Nanotubes, exosomes, and nucleic acid-binding peptides provide novel mechanisms of intercellular communication in eukaryotic cells: implications in health and disease

Abstract

The prevailing view that eukaryotic cells are restrained from intercellular exchange of genetic information has been challenged by recent reports on nanotubes, exosomes, apoptotic bodies, and nucleic acid-binding peptides that provide novel pathways for cell-cell communication, with implications in health and disease.

Figure 1.

TNT-connecting cells. Jurkat T cells differentially labeled with the membrane dyes DiO (green) and DiL (red) were cocultured. The connecting TNT contains a junction, as shown by the distinct separation of the membrane dyes. Other nanotubes have, however, been shown to mediate membrane continuity between cells. Reprinted by permission from Macmillan Publishers Ltd., Nature Cell Biology (copyright 2008; Sowinski et al., 2008), and D.M. Davis (Imperial College, London, England, UK). Bar, 10 μm.

Figure 2.

Possible routes for nucleic acid exchange between cells. The classical mechanism of cellular communication via macromolecules is through secretion of signaling molecules. Secreted molecules are usually relayed through a secretory vesicular compartment (1) that subsequently fuses with the plasma membrane. Exosomes are released in a similar fashion, whereas microvesicles bud off directly from the plasma membrane. Such vesicles have been shown to contain nucleic acids (2) that hereby can be shuttled between cells. The mechanism of vesicular cargo uptake by recipient cells is largely unknown but may involve either direct membrane fusion or endocytosis (3). The internalization mechanisms of free peptide or protein bound nucleic acids have been better studied and may involve proteoglycan-dependent endocytosis (4).

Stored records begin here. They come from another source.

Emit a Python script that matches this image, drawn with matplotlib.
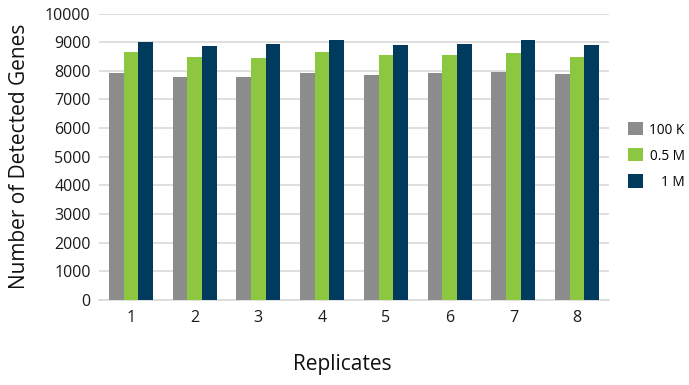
import matplotlib
matplotlib.use("Agg")
import matplotlib.pyplot as plt
import numpy as np

plt.rcParams['font.family'] = ['Open Sans', 'DejaVu Sans']

replicates = ['1', '2', '3', '4', '5', '6', '7', '8']
series_names = ['100 K', '0.5 M', '1 M']
genes_100k = [7920, 7770, 7770, 7920, 7850, 7920, 7950, 7880]
genes_05m = [8640, 8470, 8440, 8640, 8560, 8540, 8610, 8470]
genes_1m = [8990, 8880, 8920, 9080, 8910, 8950, 9080, 8910]
colors = ['#8c8c8c', '#8dc63f', '#003a5c']
yticks = [0, 1000, 2000, 3000, 4000, 5000, 6000, 7000, 8000, 9000, 10000]

fig = plt.figure(figsize=(6.89, 3.85), dpi=100)
ax = fig.add_axes([99/689, (385-300)/385, (609-99)/689, (300-13.5)/385])

x = np.arange(len(replicates))
w = 0.23
handles = []
for i, (vals, c, name) in enumerate(zip([genes_100k, genes_05m, genes_1m], colors, series_names)):
    h = ax.bar(x + (i-1)*w, vals, width=w, color=c, label=name, zorder=3)
    handles.append(h)

ax.set_xlim(-0.5, len(replicates)-0.5)
ax.set_ylim(0, 10000)
ax.set_yticks(yticks)
ax.set_xticks(x)
ax.set_xticklabels(replicates)
ax.yaxis.grid(True, color='#d9d9d9', linewidth=1.2, zorder=0)
for s in ['top', 'right', 'left']:
    ax.spines[s].set_visible(False)
ax.spines['bottom'].set_color('#d9d9d9')
ax.spines['bottom'].set_linewidth(1.2)
ax.tick_params(axis='both', length=0, labelsize=11.5, colors='#1a1a1a')
ax.tick_params(axis='x', pad=7)
ax.tick_params(axis='y', pad=6)

ax.set_ylabel('Number of Detected Genes', fontsize=15, color='#111111', labelpad=11)
ax.set_xlabel('Replicates', fontsize=15, color='#111111', labelpad=18)
ax.xaxis.set_label_coords(0.477, -0.19)

leg = fig.legend(handles=handles, labels=series_names, loc='center left',
                 bbox_to_anchor=(616/689, 1 - 156/385), frameon=False,
                 fontsize=9.8, handlelength=1.1, handleheight=1.1,
                 handletextpad=0.45, labelspacing=0.8)

fig.canvas.draw()
r = fig.canvas.get_renderer()
texts = leg.get_texts()
widths = [t.get_window_extent(r).width for t in texts]
mw = max(widths)
for t, wd in zip(texts, widths):
    t.set_position((mw - wd, 0))

fig.savefig('out.png', dpi=100)
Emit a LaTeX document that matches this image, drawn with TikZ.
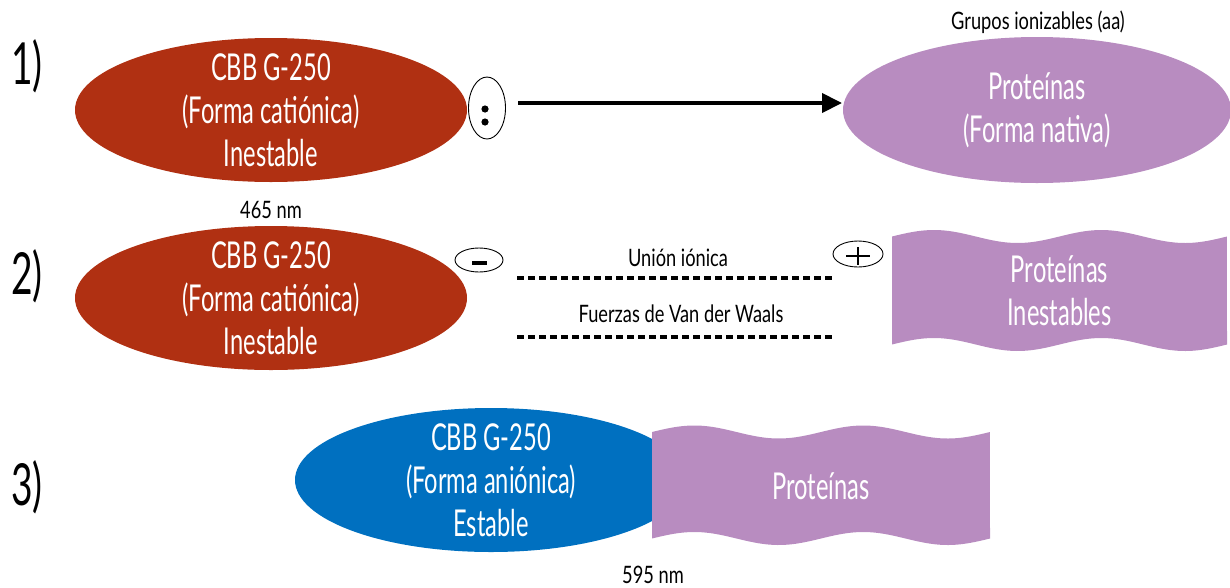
\documentclass[tikz,border=0pt]{standalone}
\usepackage{fontspec}
\usetikzlibrary{shapes.geometric,arrows.meta}
\newfontfamily\handf{Lato}[FakeStretch=0.64]
\newfontfamily\smallf{Lato}[FakeStretch=0.76]
\definecolor{cbbred}{HTML}{B03012}
\definecolor{cbbblue}{HTML}{0070C0}
\definecolor{protpurple}{HTML}{B88CC0}
\tikzset{
  bigtext/.style={font=\handf\fontsize{37}{43}\selectfont, text=white, align=center, inner sep=0pt},
  dyeell/.style={ellipse, draw=none, inner sep=0pt, minimum width=392pt, minimum height=144pt},
  protell/.style={ellipse, fill=protpurple, draw=none, inner sep=0pt, minimum width=388pt, minimum height=146pt},
  steplabel/.style={font=\handf\fontsize{58}{60}\selectfont, text=black},
  smalllabel/.style={font=\smallf\fontsize{24}{26}\selectfont, text=black},
  charge/.style={ellipse, draw=black, line width=0.9pt, inner sep=0pt, fill=white},
  bondline/.style={line width=3.6pt, dash pattern=on 7pt off 4pt},
}
\begin{document}
\begin{tikzpicture}[x=1pt,y=-1pt]
\useasboundingbox (0,0) rectangle (1230,587);

% step numbers
\node[steplabel] (n1) at (27,66) {1)};
\node[steplabel] (n2) at (27,276) {2)};
\node[steplabel] (n3) at (27,487) {3)};

% ---------- step 1 ----------
\node[dyeell, fill=cbbred] (cat1) at (271,110) {};
\node[bigtext] (cat1t) at (cat1.center) {CBB G-250\\(Forma catiónica)\\Inestable};
\node[smalllabel] (nm465) at (271,210) {465 nm};
\node[charge, minimum width=37pt, minimum height=62pt] (colon) at (487,108) {};
\fill (485,109) circle (3.6pt) (485,122) circle (3.6pt);
\node[protell] (nat) at (1037,110) {};
\node[bigtext] (natt) at (nat.center) {Proteínas\\(Forma nativa)};
\node[smalllabel] (grupos) at (1038,22) {Grupos ionizables (aa)};
\coordinate (arrS) at (518,103);
\coordinate (arrE) at (842,103);
\draw[line width=4pt, -{Triangle[length=20pt,width=19pt]}] (arrS) -- (arrE);

% ---------- step 2 ----------
\node[dyeell, fill=cbbred] (cat2) at (271,298) {};
\node[bigtext] (cat2t) at (cat2.center) {CBB G-250\\(Forma catiónica)\\Inestable};
\node[charge, minimum width=48pt, minimum height=24pt] (minus) at (479,260) {};
\draw[line width=4pt] (472,263) -- (487,263);
\node[charge, minimum width=50pt, minimum height=26pt] (plus) at (858,254) {};
\draw[line width=1.8pt] (846,256) -- (870,256) (858,247) -- (858,265);

\coordinate (b1s) at (517,278);
\coordinate (b1e) at (832,278);
\coordinate (b2s) at (517,337);
\coordinate (b2e) at (832,337);
\draw[bondline] (b1s) -- (b1e);
\draw[bondline] (b2s) -- (b2e);
\node[smalllabel] (ionic) at (678,258) {Unión iónica};
\node[smalllabel] (vdw) at (681,314) {Fuerzas de Van der Waals};

% wavy banner: unstable proteins
\fill[protpurple]
  plot[domain=0:1, samples=90] ({892+335*\x},{236.5-6.5*sin(720*\x)})
  -- plot[domain=0:1, samples=90] ({1227-335*\x},{344.5-6.5*sin(720*(1-\x))})
  -- cycle;
\node[bigtext] (inest) at (1059.5,291) {Proteínas\\Inestables};

% ---------- step 3 ----------
\node[dyeell, fill=cbbblue] (anion) at (491,480) {};
\fill[protpurple]
  plot[domain=0:1, samples=90] ({652+338*\x},{432-6.5*sin(720*\x)})
  -- plot[domain=0:1, samples=90] ({990-338*\x},{538.5-6.5*sin(720*(1-\x))})
  -- cycle;
\node[bigtext] (anlab) at (491,480) {CBB G-250\\(Forma aniónica)\\Estable};
\node[bigtext] (prot3) at (821,486) {Proteínas};
\node[smalllabel] (nm595) at (653,575) {595 nm};
\end{tikzpicture}
\end{document}
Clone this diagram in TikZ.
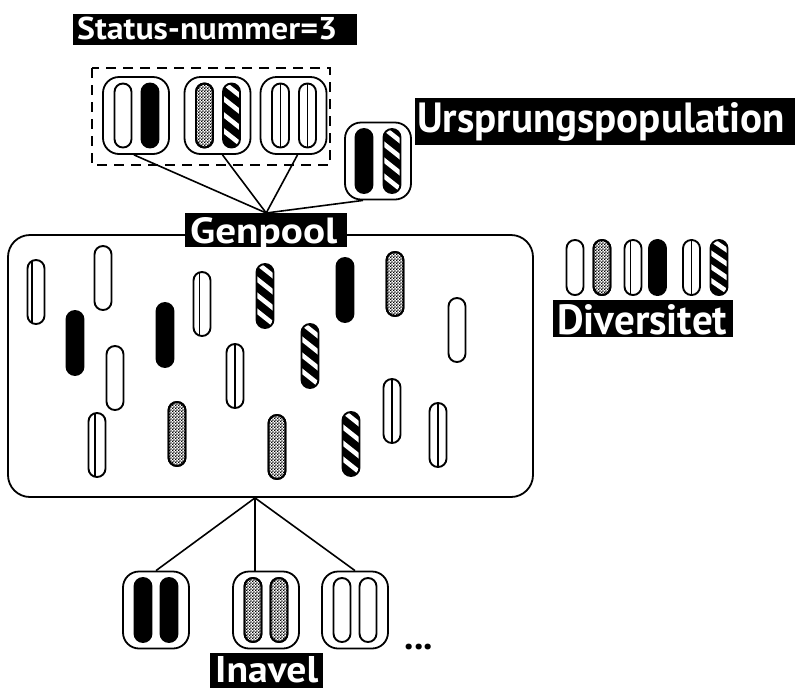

How endocytosed macromolecules escape the endosome and gain access to the cytoplasm remains ill-defined, but recent findings suggest a role for SID-1 in nucleic acid membrane transfer (5). Internalized vesicles might also intersect with the exosomal biogenesis machinery in late endosomes/multivesicular bodies (6), thus giving rise to compound vesicles that can deliver an integrated message to yet other cells (shown in blue). An alternative pathway for macromolecular shuttling between cells is through TNTs (7). Vesicles of endosomal origin are among the cargos demonstrated to be transported via this pathway. However, a multitude of other cargos, including nucleic acids and proteins, are potentially sorted for intercellular transport via TNTs. Finally, it has been demonstrated that apoptotic bodies released from tumor cells (8) can deliver oncogenic DNA and transform nonmalignant, surrounding cells.